Scottish poet and songwriter

George Halket or Hacket (died 1756), was a Scottish poet and songwriter.

Halket is said by Peter Buchan ("Gleanings of Scotch, English, and Irish Old Ballads") to have been a native of Aberdeenshire. In 1714 he was appointed schoolmaster, precentor, and session-clerk in the parish of Rathen, Aberdeenshire. One apartment served for dwelling and schoolhouse, and when, in 1718, Halket married Janet Adamson, the heritors being severely economical caused his box-bed to be reversed, so that its back should be a partition between school and bedroom, while they let a window into the north wall to insure the comfort of the sleepers.
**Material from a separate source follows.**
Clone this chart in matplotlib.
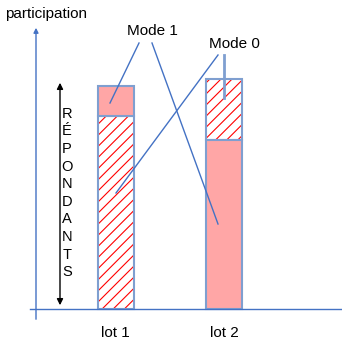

Halket's unsteady habits led to his dismissal from Rathen in 1725, and with his wife and three children he settled at Cairnbulg, some distance off, and was a more or less successful schoolmaster there for twenty-five years. In 1750 he removed to Memsie, becoming tutor in the families of Colonel Fraser and Sir James Innes, besides doing other private teaching. His last change was to Tyrie, where he died in 1756. According to Buchan, he is buried in Fraserburgh old churchyard.

Halket's only undoubted publication is a thin 12mo volume, entitled "Occasional Poems upon Several Subjects", printed at Aberdeen in 1727 for the author, who figures on the title-page as 'George Hacket.' There are four poems in the work: 'Advice to Youth,' based on Ecclesiastes, xii. 1–2; 'Good Friday,' in which the author illustrates one part of his theme with severe references to the treatment of Charles I by Scottish and English whigs; 'Easter Day;' and an insipid 'Pastoral.' The volume containing these poems is extremely rare and was unknown to Buchan. Perhaps the only existing copy is in the Mitchell Library, Glasgow. It has not much value as literature, nothing in it approaching the rapid movement and the pungent satirical thrusts of the Jacobite ballad, "Whirry Whigs, Awa' Man", and nothing suggestive of the romantic tenderness, the cheerful and resolute self-dependence, and the lyrical grace of "Logie o' Buchan". Halket is credited with both of these poems, but there is a total lack of evidence on the point. As, however, there is no one else of the period to whom they can be assigned, it is just possible that they are his, and at any rate his claims are supported by a persistent tradition and the weighty surmise of Peter Buchan. Halket is quite likely to have written "A Dialogue between the Devil and George II", a perusal of which, in 1746, caused the Duke of Cumberland to offer a reward of £100. for the author 'alive or dead.' He may also have been the author of a ballad entitled "Schism Displayed".